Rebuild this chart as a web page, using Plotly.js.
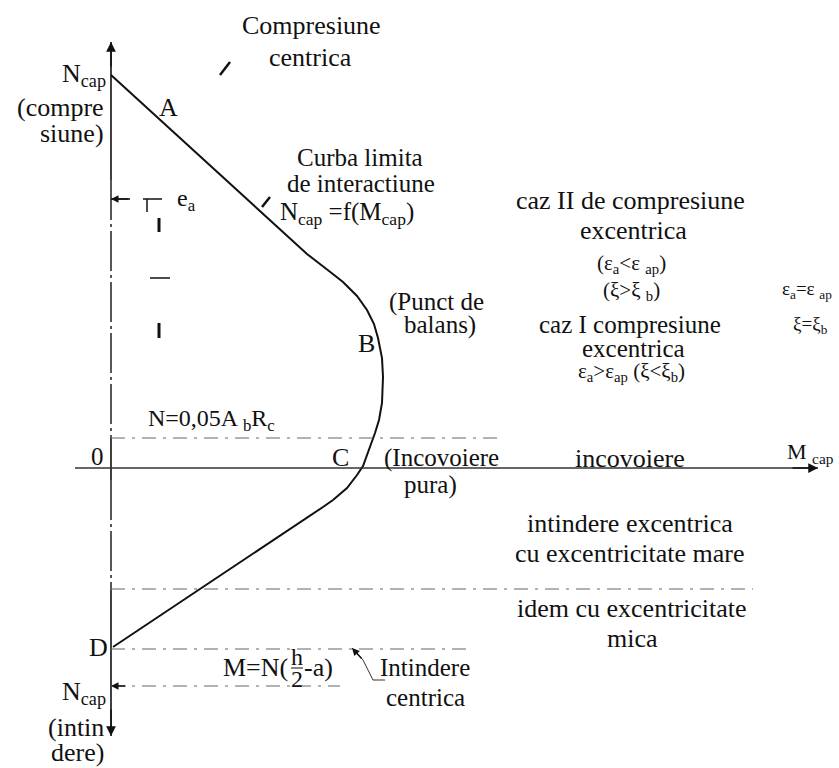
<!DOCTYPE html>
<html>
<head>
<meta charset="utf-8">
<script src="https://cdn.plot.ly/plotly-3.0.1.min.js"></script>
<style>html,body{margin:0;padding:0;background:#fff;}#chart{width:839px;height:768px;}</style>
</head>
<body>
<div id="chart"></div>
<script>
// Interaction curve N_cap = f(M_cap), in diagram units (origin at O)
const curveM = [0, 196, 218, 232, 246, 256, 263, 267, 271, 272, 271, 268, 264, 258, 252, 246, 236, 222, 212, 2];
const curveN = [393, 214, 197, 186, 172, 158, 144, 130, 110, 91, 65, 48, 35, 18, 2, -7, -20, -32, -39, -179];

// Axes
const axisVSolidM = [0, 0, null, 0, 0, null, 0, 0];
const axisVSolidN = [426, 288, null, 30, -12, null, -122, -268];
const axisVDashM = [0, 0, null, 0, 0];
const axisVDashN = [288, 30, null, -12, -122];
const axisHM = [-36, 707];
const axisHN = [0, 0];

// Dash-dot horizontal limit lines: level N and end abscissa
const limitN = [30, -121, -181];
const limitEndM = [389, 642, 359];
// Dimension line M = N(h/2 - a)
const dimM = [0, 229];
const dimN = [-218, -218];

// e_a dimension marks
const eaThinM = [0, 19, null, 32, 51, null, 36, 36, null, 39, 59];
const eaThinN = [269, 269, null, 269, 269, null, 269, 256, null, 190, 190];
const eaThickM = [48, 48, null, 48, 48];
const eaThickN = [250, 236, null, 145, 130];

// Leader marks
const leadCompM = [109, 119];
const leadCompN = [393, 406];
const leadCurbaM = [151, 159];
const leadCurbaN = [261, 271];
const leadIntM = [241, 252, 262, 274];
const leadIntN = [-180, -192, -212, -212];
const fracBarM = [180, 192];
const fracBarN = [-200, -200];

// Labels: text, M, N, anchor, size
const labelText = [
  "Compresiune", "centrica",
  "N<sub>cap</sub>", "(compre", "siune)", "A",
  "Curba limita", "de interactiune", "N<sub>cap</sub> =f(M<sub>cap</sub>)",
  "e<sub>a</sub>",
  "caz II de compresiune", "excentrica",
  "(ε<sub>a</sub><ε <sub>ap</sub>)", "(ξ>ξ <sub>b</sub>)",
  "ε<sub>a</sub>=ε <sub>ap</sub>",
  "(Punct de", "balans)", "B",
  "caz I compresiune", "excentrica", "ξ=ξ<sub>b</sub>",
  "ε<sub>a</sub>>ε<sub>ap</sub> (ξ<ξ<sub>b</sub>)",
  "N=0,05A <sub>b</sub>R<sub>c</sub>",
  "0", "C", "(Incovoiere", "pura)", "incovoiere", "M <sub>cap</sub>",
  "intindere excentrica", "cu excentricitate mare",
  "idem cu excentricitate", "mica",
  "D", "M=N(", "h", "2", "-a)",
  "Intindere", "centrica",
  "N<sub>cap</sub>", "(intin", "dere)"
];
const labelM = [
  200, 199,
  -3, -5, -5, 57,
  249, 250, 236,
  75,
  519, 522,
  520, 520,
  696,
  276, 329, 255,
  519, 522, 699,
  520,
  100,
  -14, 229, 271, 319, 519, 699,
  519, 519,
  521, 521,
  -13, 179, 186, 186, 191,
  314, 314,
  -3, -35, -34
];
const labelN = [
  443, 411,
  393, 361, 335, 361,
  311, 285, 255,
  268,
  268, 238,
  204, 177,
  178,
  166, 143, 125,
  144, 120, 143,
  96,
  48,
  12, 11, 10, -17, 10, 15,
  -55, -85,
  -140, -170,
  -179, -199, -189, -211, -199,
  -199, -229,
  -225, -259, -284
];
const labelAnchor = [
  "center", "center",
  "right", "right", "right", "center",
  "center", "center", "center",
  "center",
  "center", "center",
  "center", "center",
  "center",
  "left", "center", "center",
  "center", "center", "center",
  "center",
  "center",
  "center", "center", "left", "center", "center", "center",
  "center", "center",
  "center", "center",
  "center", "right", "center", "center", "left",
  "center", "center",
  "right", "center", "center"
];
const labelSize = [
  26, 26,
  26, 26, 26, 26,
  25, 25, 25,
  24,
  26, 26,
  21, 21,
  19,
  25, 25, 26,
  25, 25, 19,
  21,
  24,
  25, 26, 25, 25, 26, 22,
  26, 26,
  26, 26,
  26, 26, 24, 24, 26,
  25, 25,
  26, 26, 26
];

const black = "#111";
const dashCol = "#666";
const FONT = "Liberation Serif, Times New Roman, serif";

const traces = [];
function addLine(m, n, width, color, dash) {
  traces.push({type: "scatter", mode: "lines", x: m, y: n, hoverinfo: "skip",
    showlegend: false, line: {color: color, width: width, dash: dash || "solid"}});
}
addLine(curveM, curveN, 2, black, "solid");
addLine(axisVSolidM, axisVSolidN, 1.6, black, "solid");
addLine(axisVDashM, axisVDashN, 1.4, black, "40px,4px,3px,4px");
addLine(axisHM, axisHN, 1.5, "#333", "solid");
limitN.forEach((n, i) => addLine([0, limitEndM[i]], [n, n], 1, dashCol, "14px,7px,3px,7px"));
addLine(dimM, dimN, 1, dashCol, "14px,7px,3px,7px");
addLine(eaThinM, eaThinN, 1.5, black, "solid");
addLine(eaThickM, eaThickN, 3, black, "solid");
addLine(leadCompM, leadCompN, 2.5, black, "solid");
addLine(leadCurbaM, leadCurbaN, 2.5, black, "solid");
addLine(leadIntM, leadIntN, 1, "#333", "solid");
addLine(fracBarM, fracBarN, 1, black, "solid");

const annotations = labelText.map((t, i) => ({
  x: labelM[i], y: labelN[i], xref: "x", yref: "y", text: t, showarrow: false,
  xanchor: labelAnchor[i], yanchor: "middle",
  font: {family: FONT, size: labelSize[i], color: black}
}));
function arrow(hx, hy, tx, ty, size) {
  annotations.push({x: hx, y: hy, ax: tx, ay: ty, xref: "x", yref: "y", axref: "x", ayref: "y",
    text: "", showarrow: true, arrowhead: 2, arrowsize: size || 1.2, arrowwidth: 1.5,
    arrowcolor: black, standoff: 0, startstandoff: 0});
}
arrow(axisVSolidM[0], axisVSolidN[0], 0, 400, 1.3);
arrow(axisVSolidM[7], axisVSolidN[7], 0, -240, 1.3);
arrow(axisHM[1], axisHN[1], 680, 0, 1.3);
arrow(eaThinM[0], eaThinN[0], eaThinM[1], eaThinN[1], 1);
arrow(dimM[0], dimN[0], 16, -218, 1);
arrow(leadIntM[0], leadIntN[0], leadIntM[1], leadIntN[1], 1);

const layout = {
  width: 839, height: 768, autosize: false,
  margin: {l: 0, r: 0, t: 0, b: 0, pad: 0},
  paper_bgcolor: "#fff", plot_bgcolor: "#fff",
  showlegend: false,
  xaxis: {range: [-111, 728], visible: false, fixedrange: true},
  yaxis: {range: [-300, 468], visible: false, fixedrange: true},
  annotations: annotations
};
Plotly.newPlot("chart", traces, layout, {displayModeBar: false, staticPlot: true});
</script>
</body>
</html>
::::
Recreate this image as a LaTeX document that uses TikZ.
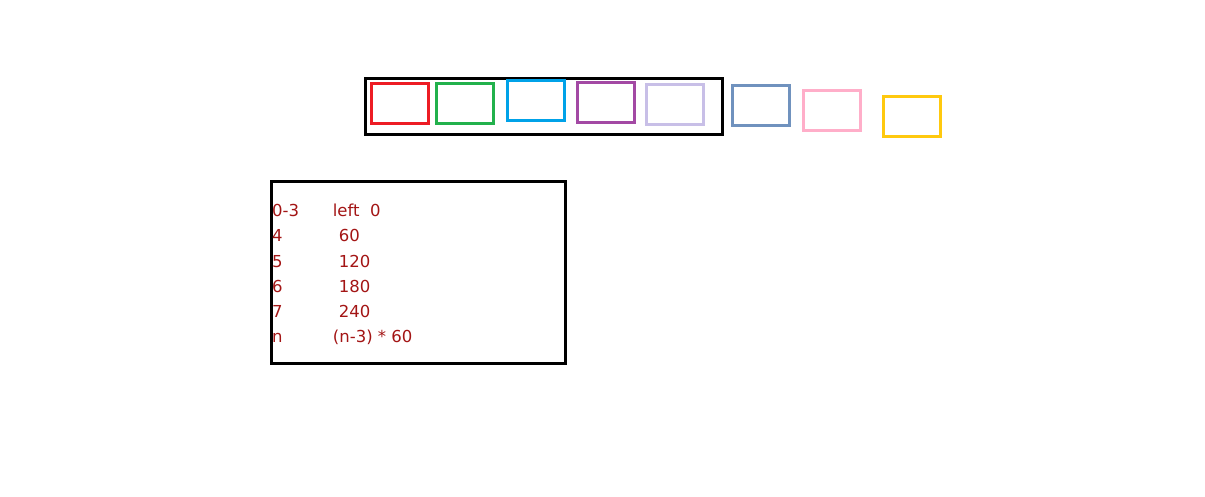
::::
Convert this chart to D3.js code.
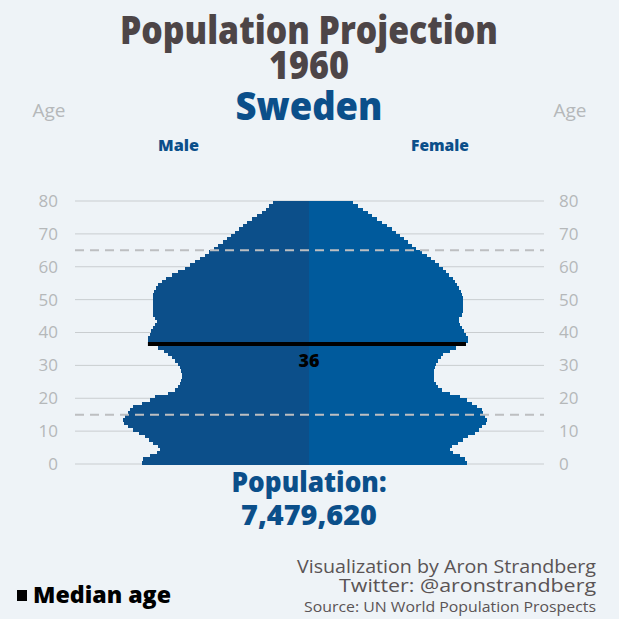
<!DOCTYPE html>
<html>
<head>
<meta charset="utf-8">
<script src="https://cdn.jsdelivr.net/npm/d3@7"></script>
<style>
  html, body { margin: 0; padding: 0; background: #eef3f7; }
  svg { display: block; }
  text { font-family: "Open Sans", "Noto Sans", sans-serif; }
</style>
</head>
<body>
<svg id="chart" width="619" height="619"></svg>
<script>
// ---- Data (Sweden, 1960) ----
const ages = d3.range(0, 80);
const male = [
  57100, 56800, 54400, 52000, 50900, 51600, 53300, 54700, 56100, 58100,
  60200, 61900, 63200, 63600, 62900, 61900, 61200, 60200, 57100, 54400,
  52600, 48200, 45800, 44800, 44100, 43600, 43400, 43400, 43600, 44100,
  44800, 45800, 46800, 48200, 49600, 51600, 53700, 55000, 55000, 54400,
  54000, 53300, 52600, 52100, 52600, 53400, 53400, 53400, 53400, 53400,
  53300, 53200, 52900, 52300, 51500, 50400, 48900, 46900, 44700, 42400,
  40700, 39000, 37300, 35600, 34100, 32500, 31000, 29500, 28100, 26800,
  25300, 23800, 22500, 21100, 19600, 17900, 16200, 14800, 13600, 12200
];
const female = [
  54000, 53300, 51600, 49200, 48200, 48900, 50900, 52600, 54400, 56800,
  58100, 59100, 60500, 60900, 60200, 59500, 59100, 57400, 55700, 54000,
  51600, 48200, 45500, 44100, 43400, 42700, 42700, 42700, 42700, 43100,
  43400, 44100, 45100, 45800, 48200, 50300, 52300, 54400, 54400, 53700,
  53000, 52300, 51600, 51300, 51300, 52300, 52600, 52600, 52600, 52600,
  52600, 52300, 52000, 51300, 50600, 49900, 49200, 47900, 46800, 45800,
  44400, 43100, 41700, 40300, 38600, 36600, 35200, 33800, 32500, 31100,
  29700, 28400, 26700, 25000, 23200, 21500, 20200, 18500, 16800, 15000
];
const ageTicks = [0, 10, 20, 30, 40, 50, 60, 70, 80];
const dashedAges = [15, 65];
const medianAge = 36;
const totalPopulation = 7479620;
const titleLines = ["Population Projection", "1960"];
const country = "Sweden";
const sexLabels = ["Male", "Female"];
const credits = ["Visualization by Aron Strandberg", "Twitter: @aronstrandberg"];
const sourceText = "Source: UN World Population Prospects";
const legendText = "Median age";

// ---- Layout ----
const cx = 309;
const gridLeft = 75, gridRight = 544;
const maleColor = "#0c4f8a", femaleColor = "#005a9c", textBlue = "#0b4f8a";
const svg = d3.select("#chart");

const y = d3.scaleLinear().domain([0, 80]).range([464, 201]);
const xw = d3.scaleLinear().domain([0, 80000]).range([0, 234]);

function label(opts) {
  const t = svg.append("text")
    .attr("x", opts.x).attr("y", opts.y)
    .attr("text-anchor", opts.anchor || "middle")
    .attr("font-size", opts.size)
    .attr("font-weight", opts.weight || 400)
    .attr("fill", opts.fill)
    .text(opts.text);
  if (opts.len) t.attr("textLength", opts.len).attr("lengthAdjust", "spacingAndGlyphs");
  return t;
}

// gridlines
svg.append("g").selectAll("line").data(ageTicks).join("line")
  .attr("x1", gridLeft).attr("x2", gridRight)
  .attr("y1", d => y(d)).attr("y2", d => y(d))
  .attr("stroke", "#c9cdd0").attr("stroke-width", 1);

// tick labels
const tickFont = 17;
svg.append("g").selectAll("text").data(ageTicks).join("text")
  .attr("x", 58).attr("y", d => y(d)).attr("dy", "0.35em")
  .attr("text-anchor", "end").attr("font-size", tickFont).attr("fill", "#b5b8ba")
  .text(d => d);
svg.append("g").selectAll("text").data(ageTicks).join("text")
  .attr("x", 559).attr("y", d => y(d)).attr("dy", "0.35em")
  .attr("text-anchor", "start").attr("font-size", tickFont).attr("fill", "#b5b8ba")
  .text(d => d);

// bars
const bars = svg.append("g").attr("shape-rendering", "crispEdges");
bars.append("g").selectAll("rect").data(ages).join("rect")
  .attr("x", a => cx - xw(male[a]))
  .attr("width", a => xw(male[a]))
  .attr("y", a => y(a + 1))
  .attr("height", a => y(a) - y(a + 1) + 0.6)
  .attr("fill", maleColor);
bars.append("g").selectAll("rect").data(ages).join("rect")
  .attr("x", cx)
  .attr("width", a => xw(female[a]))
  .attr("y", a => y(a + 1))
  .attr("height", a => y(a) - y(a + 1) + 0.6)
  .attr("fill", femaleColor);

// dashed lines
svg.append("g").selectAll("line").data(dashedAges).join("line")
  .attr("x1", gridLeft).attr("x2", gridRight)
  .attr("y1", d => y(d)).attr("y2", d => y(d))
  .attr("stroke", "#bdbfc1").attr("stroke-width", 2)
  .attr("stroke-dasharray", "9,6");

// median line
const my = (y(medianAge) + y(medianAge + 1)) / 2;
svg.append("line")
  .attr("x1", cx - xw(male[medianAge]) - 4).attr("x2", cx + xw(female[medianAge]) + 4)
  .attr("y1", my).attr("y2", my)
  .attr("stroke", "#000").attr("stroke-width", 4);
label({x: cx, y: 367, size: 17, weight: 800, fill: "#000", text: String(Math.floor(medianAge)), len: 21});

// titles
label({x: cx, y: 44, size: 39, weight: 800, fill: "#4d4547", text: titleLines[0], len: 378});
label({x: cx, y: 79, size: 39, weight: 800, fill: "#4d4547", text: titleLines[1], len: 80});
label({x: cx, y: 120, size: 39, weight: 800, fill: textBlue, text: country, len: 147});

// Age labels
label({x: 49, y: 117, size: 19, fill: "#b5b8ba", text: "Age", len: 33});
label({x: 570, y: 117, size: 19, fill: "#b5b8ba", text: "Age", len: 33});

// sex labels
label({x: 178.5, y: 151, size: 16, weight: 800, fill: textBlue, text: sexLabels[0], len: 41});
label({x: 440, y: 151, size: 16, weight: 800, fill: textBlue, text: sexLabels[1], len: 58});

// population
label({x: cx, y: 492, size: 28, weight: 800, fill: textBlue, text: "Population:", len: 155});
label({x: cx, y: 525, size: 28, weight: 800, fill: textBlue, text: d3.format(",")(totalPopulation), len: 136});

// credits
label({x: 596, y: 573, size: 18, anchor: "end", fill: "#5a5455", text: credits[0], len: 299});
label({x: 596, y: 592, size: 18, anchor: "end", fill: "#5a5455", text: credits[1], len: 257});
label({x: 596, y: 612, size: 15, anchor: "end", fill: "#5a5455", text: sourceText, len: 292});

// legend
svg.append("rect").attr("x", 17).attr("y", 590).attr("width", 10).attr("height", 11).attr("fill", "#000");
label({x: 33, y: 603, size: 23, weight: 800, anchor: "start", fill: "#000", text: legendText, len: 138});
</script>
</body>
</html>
::::
* What is needed:
Print out, exactly and with nothing added, the lines starting at the line holding "Rebuild this chart" and ending at the line holding "const axisHN = [0, 0];", minus any pictures.

* Output for this exercise:
Rebuild this chart as a web page, using Plotly.js.
<!DOCTYPE html>
<html>
<head>
<meta charset="utf-8">
<script src="https://cdn.plot.ly/plotly-3.0.1.min.js"></script>
<style>html,body{margin:0;padding:0;background:#fff;}#chart{width:839px;height:768px;}</style>
</head>
<body>
<div id="chart"></div>
<script>
// Interaction curve N_cap = f(M_cap), in diagram units (origin at O)
const curveM = [0, 196, 218, 232, 246, 256, 263, 267, 271, 272, 271, 268, 264, 258, 252, 246, 236, 222, 212, 2];
const curveN = [393, 214, 197, 186, 172, 158, 144, 130, 110, 91, 65, 48, 35, 18, 2, -7, -20, -32, -39, -179];

// Axes
const axisVSolidM = [0, 0, null, 0, 0, null, 0, 0];
const axisVSolidN = [426, 288, null, 30, -12, null, -122, -268];
const axisVDashM = [0, 0, null, 0, 0];
const axisVDashN = [288, 30, null, -12, -122];
const axisHM = [-36, 707];
const axisHN = [0, 0];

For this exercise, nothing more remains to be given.